[Exercise instructions]
Reproduce all of the records exactly.

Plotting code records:

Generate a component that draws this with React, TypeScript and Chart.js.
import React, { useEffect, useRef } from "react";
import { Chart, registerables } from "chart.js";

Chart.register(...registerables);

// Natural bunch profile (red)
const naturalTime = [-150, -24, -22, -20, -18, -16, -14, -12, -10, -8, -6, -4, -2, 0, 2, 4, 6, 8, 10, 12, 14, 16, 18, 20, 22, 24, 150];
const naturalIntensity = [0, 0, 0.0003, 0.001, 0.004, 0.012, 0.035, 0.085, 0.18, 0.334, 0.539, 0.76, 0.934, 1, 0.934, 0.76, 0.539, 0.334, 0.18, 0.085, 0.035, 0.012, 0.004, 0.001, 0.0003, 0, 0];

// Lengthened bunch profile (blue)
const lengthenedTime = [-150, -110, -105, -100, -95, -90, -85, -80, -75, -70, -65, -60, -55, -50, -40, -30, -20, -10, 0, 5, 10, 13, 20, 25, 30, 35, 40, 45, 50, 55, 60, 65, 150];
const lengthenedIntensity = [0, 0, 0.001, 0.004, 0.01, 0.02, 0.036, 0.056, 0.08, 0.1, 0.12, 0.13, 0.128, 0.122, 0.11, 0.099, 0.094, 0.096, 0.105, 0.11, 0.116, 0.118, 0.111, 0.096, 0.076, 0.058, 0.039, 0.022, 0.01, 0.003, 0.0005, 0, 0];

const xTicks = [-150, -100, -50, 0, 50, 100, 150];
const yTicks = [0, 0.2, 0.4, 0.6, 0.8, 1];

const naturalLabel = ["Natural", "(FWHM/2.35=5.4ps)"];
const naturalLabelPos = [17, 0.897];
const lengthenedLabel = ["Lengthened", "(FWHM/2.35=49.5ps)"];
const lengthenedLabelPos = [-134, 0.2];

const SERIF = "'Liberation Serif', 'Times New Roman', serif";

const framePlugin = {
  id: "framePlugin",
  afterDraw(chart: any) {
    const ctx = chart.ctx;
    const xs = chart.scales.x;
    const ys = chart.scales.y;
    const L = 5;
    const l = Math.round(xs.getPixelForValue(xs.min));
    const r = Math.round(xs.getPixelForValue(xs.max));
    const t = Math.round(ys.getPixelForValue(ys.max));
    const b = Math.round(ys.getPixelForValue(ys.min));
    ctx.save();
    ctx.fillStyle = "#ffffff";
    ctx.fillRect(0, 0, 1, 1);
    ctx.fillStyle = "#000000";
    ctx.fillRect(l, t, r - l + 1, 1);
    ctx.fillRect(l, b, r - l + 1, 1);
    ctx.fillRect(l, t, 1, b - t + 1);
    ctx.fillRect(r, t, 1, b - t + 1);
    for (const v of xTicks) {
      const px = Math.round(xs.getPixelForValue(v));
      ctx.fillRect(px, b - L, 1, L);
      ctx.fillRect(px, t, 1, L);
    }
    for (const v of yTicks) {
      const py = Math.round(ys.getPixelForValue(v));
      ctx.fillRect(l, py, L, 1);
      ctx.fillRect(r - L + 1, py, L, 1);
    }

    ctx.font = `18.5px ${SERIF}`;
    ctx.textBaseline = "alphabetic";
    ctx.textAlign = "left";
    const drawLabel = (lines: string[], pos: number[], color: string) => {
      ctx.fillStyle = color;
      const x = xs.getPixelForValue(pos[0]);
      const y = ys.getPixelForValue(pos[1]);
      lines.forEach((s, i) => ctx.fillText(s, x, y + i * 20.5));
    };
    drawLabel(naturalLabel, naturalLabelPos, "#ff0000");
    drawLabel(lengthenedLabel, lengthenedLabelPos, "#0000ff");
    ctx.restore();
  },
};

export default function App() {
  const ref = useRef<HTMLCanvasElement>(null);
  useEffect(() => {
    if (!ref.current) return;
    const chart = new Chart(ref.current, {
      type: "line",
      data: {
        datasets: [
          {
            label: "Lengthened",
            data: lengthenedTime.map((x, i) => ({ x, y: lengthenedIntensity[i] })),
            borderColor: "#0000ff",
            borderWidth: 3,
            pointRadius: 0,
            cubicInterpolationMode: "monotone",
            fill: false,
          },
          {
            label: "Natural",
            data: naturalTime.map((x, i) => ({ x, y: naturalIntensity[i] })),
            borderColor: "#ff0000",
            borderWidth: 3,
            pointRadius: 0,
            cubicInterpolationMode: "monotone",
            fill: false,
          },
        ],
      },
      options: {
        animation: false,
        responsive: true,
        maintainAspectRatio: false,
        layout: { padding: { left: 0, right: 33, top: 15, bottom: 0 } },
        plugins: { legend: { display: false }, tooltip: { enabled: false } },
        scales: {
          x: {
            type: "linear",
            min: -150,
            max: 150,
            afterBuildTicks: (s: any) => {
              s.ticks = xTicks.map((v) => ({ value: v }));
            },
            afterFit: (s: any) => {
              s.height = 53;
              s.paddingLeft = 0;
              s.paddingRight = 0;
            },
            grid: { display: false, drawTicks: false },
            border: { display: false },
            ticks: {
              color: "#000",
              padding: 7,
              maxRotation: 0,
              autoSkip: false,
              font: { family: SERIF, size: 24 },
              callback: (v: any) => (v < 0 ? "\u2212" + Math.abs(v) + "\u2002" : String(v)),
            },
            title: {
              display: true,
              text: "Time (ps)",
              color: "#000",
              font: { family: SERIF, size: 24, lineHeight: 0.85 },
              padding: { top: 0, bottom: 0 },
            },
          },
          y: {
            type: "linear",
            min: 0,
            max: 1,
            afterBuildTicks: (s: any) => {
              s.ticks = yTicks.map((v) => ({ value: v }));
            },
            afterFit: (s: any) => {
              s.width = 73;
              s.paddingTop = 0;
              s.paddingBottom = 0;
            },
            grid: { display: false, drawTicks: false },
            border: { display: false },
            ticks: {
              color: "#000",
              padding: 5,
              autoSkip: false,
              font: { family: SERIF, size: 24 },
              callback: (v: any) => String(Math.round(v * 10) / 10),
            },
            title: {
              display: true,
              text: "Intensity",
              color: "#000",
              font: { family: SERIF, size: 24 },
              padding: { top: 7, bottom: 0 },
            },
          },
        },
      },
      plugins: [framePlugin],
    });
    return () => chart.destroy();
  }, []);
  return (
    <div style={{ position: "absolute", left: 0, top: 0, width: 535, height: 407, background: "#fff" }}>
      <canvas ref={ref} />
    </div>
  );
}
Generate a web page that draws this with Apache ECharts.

[Exercise output]
Generate a component that draws this with React, TypeScript and Chart.js.
import React, { useEffect, useRef } from "react";
import { Chart, registerables } from "chart.js";

Chart.register(...registerables);

// Natural bunch profile (red)
const naturalTime = [-150, -24, -22, -20, -18, -16, -14, -12, -10, -8, -6, -4, -2, 0, 2, 4, 6, 8, 10, 12, 14, 16, 18, 20, 22, 24, 150];
const naturalIntensity = [0, 0, 0.0003, 0.001, 0.004, 0.012, 0.035, 0.085, 0.18, 0.334, 0.539, 0.76, 0.934, 1, 0.934, 0.76, 0.539, 0.334, 0.18, 0.085, 0.035, 0.012, 0.004, 0.001, 0.0003, 0, 0];

// Lengthened bunch profile (blue)
const lengthenedTime = [-150, -110, -105, -100, -95, -90, -85, -80, -75, -70, -65, -60, -55, -50, -40, -30, -20, -10, 0, 5, 10, 13, 20, 25, 30, 35, 40, 45, 50, 55, 60, 65, 150];
const lengthenedIntensity = [0, 0, 0.001, 0.004, 0.01, 0.02, 0.036, 0.056, 0.08, 0.1, 0.12, 0.13, 0.128, 0.122, 0.11, 0.099, 0.094, 0.096, 0.105, 0.11, 0.116, 0.118, 0.111, 0.096, 0.076, 0.058, 0.039, 0.022, 0.01, 0.003, 0.0005, 0, 0];

const xTicks = [-150, -100, -50, 0, 50, 100, 150];
const yTicks = [0, 0.2, 0.4, 0.6, 0.8, 1];

const naturalLabel = ["Natural", "(FWHM/2.35=5.4ps)"];
const naturalLabelPos = [17, 0.897];
const lengthenedLabel = ["Lengthened", "(FWHM/2.35=49.5ps)"];
const lengthenedLabelPos = [-134, 0.2];

const SERIF = "'Liberation Serif', 'Times New Roman', serif";

const framePlugin = {
  id: "framePlugin",
  afterDraw(chart: any) {
    const ctx = chart.ctx;
    const xs = chart.scales.x;
    const ys = chart.scales.y;
    const L = 5;
    const l = Math.round(xs.getPixelForValue(xs.min));
    const r = Math.round(xs.getPixelForValue(xs.max));
    const t = Math.round(ys.getPixelForValue(ys.max));
    const b = Math.round(ys.getPixelForValue(ys.min));
    ctx.save();
    ctx.fillStyle = "#ffffff";
    ctx.fillRect(0, 0, 1, 1);
    ctx.fillStyle = "#000000";
    ctx.fillRect(l, t, r - l + 1, 1);
    ctx.fillRect(l, b, r - l + 1, 1);
    ctx.fillRect(l, t, 1, b - t + 1);
    ctx.fillRect(r, t, 1, b - t + 1);
    for (const v of xTicks) {
      const px = Math.round(xs.getPixelForValue(v));
      ctx.fillRect(px, b - L, 1, L);
      ctx.fillRect(px, t, 1, L);
    }
    for (const v of yTicks) {
      const py = Math.round(ys.getPixelForValue(v));
      ctx.fillRect(l, py, L, 1);
      ctx.fillRect(r - L + 1, py, L, 1);
    }

    ctx.font = `18.5px ${SERIF}`;
    ctx.textBaseline = "alphabetic";
    ctx.textAlign = "left";
    const drawLabel = (lines: string[], pos: number[], color: string) => {
      ctx.fillStyle = color;
      const x = xs.getPixelForValue(pos[0]);
      const y = ys.getPixelForValue(pos[1]);
      lines.forEach((s, i) => ctx.fillText(s, x, y + i * 20.5));
    };
    drawLabel(naturalLabel, naturalLabelPos, "#ff0000");
    drawLabel(lengthenedLabel, lengthenedLabelPos, "#0000ff");
    ctx.restore();
  },
};

export default function App() {
  const ref = useRef<HTMLCanvasElement>(null);
  useEffect(() => {
    if (!ref.current) return;
    const chart = new Chart(ref.current, {
      type: "line",
      data: {
        datasets: [
          {
            label: "Lengthened",
            data: lengthenedTime.map((x, i) => ({ x, y: lengthenedIntensity[i] })),
            borderColor: "#0000ff",
            borderWidth: 3,
            pointRadius: 0,
            cubicInterpolationMode: "monotone",
            fill: false,
          },
          {
            label: "Natural",
            data: naturalTime.map((x, i) => ({ x, y: naturalIntensity[i] })),
            borderColor: "#ff0000",
            borderWidth: 3,
            pointRadius: 0,
            cubicInterpolationMode: "monotone",
            fill: false,
          },
        ],
      },
      options: {
        animation: false,
        responsive: true,
        maintainAspectRatio: false,
        layout: { padding: { left: 0, right: 33, top: 15, bottom: 0 } },
        plugins: { legend: { display: false }, tooltip: { enabled: false } },
        scales: {
          x: {
            type: "linear",
            min: -150,
            max: 150,
            afterBuildTicks: (s: any) => {
              s.ticks = xTicks.map((v) => ({ value: v }));
            },
            afterFit: (s: any) => {
              s.height = 53;
              s.paddingLeft = 0;
              s.paddingRight = 0;
            },
            grid: { display: false, drawTicks: false },
            border: { display: false },
            ticks: {
              color: "#000",
              padding: 7,
              maxRotation: 0,
              autoSkip: false,
              font: { family: SERIF, size: 24 },
              callback: (v: any) => (v < 0 ? "\u2212" + Math.abs(v) + "\u2002" : String(v)),
            },
            title: {
              display: true,
              text: "Time (ps)",
              color: "#000",
              font: { family: SERIF, size: 24, lineHeight: 0.85 },
              padding: { top: 0, bottom: 0 },
            },
          },
          y: {
            type: "linear",
            min: 0,
            max: 1,
            afterBuildTicks: (s: any) => {
              s.ticks = yTicks.map((v) => ({ value: v }));
            },
            afterFit: (s: any) => {
              s.width = 73;
              s.paddingTop = 0;
              s.paddingBottom = 0;
            },
            grid: { display: false, drawTicks: false },
            border: { display: false },
            ticks: {
              color: "#000",
              padding: 5,
              autoSkip: false,
              font: { family: SERIF, size: 24 },
              callback: (v: any) => String(Math.round(v * 10) / 10),
            },
            title: {
              display: true,
              text: "Intensity",
              color: "#000",
              font: { family: SERIF, size: 24 },
              padding: { top: 7, bottom: 0 },
            },
          },
        },
      },
      plugins: [framePlugin],
    });
    return () => chart.destroy();
  }, []);
  return (
    <div style={{ position: "absolute", left: 0, top: 0, width: 535, height: 407, background: "#fff" }}>
      <canvas ref={ref} />
    </div>
  );
}
Generate a web page that draws this with Apache ECharts.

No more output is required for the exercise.